What is needed:
Set down the data below from its first line to the line holding "14, 16, 18];", inclusive; omit all pictures.

Dataset excerpt:
---

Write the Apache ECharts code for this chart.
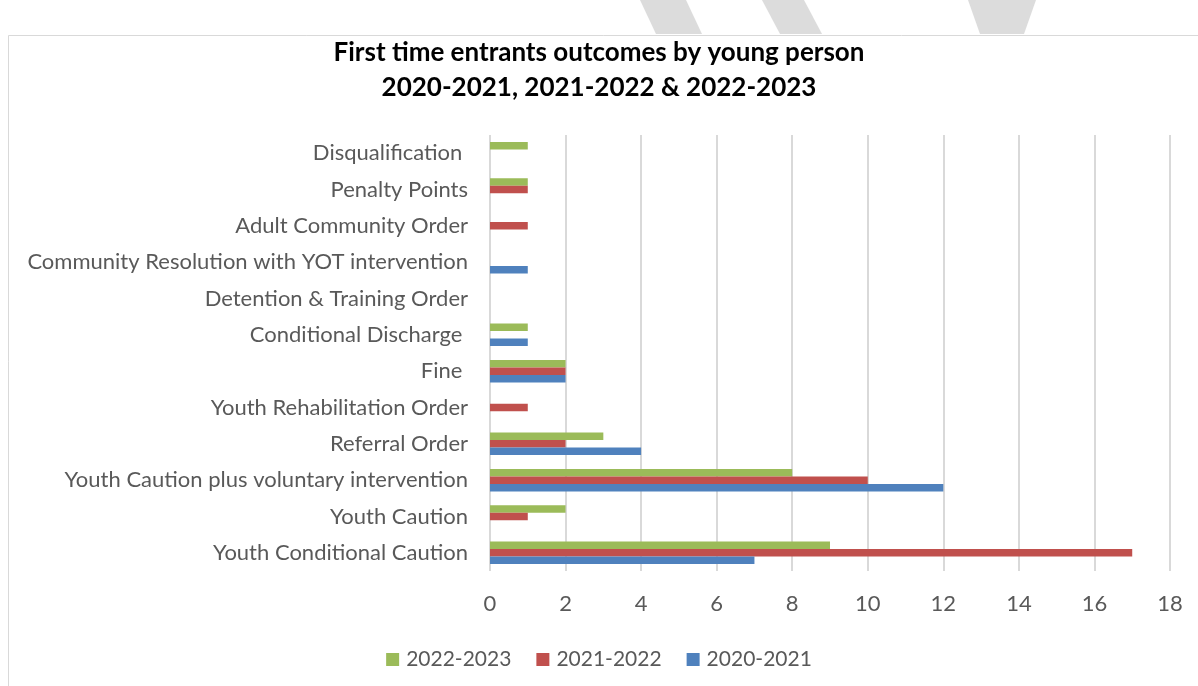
<!DOCTYPE html>
<html>
<head>
<meta charset="utf-8">
<script src="https://cdn.jsdelivr.net/npm/echarts@6/dist/echarts.min.js"></script>
<style>html,body{margin:0;padding:0;background:#fff;}#chart{width:1198px;height:686px;}</style>
</head>
<body>
<div id="chart"></div>
<script>
// categories listed bottom to top
var categories = [
  'Youth Conditional Caution',
  'Youth Caution',
  'Youth Caution plus voluntary intervention',
  'Referral Order',
  'Youth Rehabilitation Order',
  'Fine ',
  'Conditional Discharge ',
  'Detention & Training Order',
  'Community Resolution with YOT intervention',
  'Adult Community Order',
  'Penalty Points',
  'Disqualification '
];
var s2020 = [7, 0, 12, 4, 0, 2, 1, 0, 1, 0, 0, 0];
var s2021 = [17, 1, 10, 2, 1, 2, 0, 0, 0, 1, 1, 0];
var s2022 = [9, 2, 8, 3, 0, 2, 1, 0, 0, 0, 1, 1];
var xTicks = [0, 2, 4, 6, 8, 10, 12, 14, 16, 18];

var font = 'Lato';
var chart = echarts.init(document.getElementById('chart'));
chart.setOption({
  backgroundColor: '#fff',
  textStyle: { fontFamily: font },
  graphic: [
    { type: 'polygon', shape: { points: [[640,0],[686,0],[702,34],[656,34]] }, style: { fill: '#DCDCDC' }, silent: true },
    { type: 'polygon', shape: { points: [[762,0],[804,0],[822,34],[780,34]] }, style: { fill: '#DCDCDC' }, silent: true },
    { type: 'polygon', shape: { points: [[968,0],[1036,0],[1024,34],[980,34]] }, style: { fill: '#DCDCDC' }, silent: true },
    { type: 'rect', shape: { x: 8.5, y: 35.5, width: 1200, height: 700 }, style: { fill: 'none', stroke: '#D9D9D9', lineWidth: 1 }, silent: true }
  ],
  title: {
    text: 'First time entrants outcomes by young person\n2020-2021, 2021-2022 & 2022-2023',
    left: 'center',
    top: 30,
    textStyle: { fontFamily: font, fontSize: 26, fontWeight: 'bold', color: '#000', lineHeight: 35 }
  },
  legend: {
    data: ['2022-2023', '2021-2022', '2020-2021'],
    top: 644,
    left: 'center',
    itemWidth: 13,
    itemHeight: 13,
    itemGap: 25,
    icon: 'rect',
    textStyle: { fontFamily: font, fontSize: 21, color: '#595959', padding: [0, 0, 0, 2] }
  },
  grid: { left: 490, right: 28, top: 135, bottom: 115, containLabel: false },
  xAxis: {
    type: 'value',
    min: 0, max: 18, interval: 2,
    axisLine: { show: false },
    axisTick: { show: false },
    axisLabel: { fontFamily: font, fontSize: 22, color: '#595959', margin: 22 },
    splitLine: { show: true, lineStyle: { color: '#D9D9D9', width: 2 } }
  },
  yAxis: {
    type: 'category',
    data: categories,
    axisLine: { show: false },
    axisTick: { show: false },
    axisLabel: { fontFamily: font, fontSize: 22, color: '#595959', margin: 22 }
  },
  series: [
    { name: '2022-2023', type: 'bar', data: s2022, itemStyle: { color: '#9BBB59' }, barGap: '0%', barCategoryGap: '38%' },
    { name: '2021-2022', type: 'bar', data: s2021, itemStyle: { color: '#C0504D' }, barGap: '0%', barCategoryGap: '38%' },
    { name: '2020-2021', type: 'bar', data: s2020, itemStyle: { color: '#4F81BD' }, barGap: '0%', barCategoryGap: '38%' }
  ]
});
</script>
</body>
</html>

---

Response to the exercise:
Write the Apache ECharts code for this chart.
<!DOCTYPE html>
<html>
<head>
<meta charset="utf-8">
<script src="https://cdn.jsdelivr.net/npm/echarts@6/dist/echarts.min.js"></script>
<style>html,body{margin:0;padding:0;background:#fff;}#chart{width:1198px;height:686px;}</style>
</head>
<body>
<div id="chart"></div>
<script>
// categories listed bottom to top
var categories = [
  'Youth Conditional Caution',
  'Youth Caution',
  'Youth Caution plus voluntary intervention',
  'Referral Order',
  'Youth Rehabilitation Order',
  'Fine ',
  'Conditional Discharge ',
  'Detention & Training Order',
  'Community Resolution with YOT intervention',
  'Adult Community Order',
  'Penalty Points',
  'Disqualification '
];
var s2020 = [7, 0, 12, 4, 0, 2, 1, 0, 1, 0, 0, 0];
var s2021 = [17, 1, 10, 2, 1, 2, 0, 0, 0, 1, 1, 0];
var s2022 = [9, 2, 8, 3, 0, 2, 1, 0, 0, 0, 1, 1];
var xTicks = [0, 2, 4, 6, 8, 10, 12, 14, 16, 18];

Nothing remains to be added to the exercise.